In Italia le due donne hanno trovato una casa e anche lavoro. «La fortuna è stata quella di andare in un luogo che già conoscevamo, ospiti in luoghi in cui eravamo già state e da persone che ci hanno accolto senza mai farci mancare nulla, soprattutto l’affetto. Abbiamo poi avuto l’opportunità di trovare un lavoro stagionale da luglio fino a settembre».

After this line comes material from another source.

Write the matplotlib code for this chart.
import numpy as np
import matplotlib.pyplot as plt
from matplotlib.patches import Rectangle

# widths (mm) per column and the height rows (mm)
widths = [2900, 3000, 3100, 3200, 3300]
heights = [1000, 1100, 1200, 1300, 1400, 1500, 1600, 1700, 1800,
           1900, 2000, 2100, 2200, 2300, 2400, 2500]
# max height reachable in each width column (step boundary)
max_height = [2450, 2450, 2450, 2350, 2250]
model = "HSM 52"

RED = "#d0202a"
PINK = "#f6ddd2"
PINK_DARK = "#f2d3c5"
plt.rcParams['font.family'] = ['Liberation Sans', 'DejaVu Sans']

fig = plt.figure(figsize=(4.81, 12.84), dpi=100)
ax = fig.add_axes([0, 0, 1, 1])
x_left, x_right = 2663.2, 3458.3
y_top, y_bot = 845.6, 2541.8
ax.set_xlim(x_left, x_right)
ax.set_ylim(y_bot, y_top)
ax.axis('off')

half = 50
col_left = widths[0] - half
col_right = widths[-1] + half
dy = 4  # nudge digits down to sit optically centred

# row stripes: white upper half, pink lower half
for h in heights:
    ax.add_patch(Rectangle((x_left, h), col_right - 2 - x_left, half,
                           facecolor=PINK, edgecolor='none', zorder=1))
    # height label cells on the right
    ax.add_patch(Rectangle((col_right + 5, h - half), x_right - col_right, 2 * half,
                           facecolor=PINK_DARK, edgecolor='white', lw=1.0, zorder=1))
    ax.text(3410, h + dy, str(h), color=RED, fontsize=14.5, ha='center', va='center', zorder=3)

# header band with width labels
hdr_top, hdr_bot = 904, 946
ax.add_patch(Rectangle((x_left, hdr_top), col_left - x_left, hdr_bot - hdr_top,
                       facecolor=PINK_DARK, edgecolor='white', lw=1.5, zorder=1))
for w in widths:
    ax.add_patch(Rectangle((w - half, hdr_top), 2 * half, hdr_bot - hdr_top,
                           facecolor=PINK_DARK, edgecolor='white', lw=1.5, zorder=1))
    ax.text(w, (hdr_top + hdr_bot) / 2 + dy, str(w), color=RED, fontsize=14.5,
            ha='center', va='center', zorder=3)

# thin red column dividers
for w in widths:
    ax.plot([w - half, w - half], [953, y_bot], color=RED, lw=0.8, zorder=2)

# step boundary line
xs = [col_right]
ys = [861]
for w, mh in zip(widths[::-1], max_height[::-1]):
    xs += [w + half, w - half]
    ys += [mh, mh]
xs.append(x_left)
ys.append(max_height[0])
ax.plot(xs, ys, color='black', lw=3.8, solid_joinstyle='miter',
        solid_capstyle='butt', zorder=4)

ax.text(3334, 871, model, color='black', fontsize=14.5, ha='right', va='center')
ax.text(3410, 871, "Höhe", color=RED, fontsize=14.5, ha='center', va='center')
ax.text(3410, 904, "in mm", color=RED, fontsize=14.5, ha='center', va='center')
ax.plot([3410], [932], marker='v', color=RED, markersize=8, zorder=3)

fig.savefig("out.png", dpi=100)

Questa è stata una risorsa fondamentale perché la burocrazia italiana non ha consentito di avere accesso a molti altri aiuti. Da poche settimane Larissa e Sofia sono riuscite ad avvicinarsi all’Ucraina. «Abbiamo trovato una sistemazione a Praga e stiamo cercando di costruire una nostra indipendenza. Diciamo comunque grazie all’Italia e alla nostra amica che ci ha accolto quando ne avevamo più bisogno. La scelta oggi è quella di stare più vicino all’Ucraina per aver la possibilità di andare a visitare mio marito e i nostri cari con più facilità. La Repubblica Ceca ha un’alta presenza di persone di lingua russofona e anche questo naturalmente è una facilitazione per noi».

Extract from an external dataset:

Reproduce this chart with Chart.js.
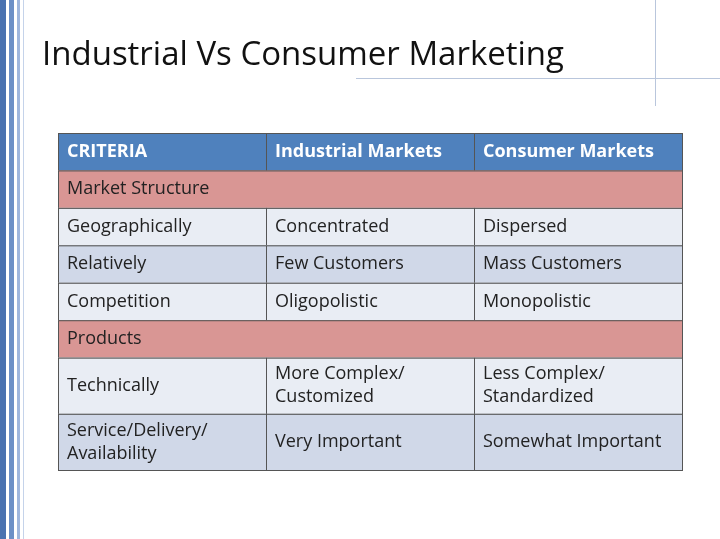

Nel frattempo Nataliia racconta: «In Italia siamo tantissimi Ucraina, Russi, Bielorussi, Moldavi. Ci siamo organizzati in gruppi e pare proprio che ci sia uno scollamento tra la popolazione e chi governa la Russia, nessuno è contento, quello che tutti vogliono è stare in pace e tranquilli. Il nostro popolo non segue le linee di frontiera. Nel mio corpo e in quello della mia famiglia, come in quella di tante altre, non si può dire se ci sia più sangue russo o ucraino. È vero, siamo due popoli distinti, ma le nostre storie si sono sempre incrociate: anche mia nonna era ucraina, mentre mio nonno era russo. Si sono conosciuti durante la Seconda Guerra entrambi impegnati nella lotta contro i nazisti. Ora in Ucraina i miei parenti amici e fratelli sono ostaggio di una guerra tra altri parenti, amici e fratelli».

Che il conflitto finisca

«Il mio sogno, la mia speranza è uguale a quella di tutti gli altri: che il confitto finisca al più presto, poter ritornare in Ucraina e trovare i miei cari sani e salvi e intatta la mia casa. L’obiettivo che mi sono posta è quello di riunire la famiglia, sarebbe bello riuscirci per Natale». In fondo, cosa cambia che si festeggi il 25 dicembre o il 7 gennaio? Nulla se si può trascorrerlo insieme. In pace.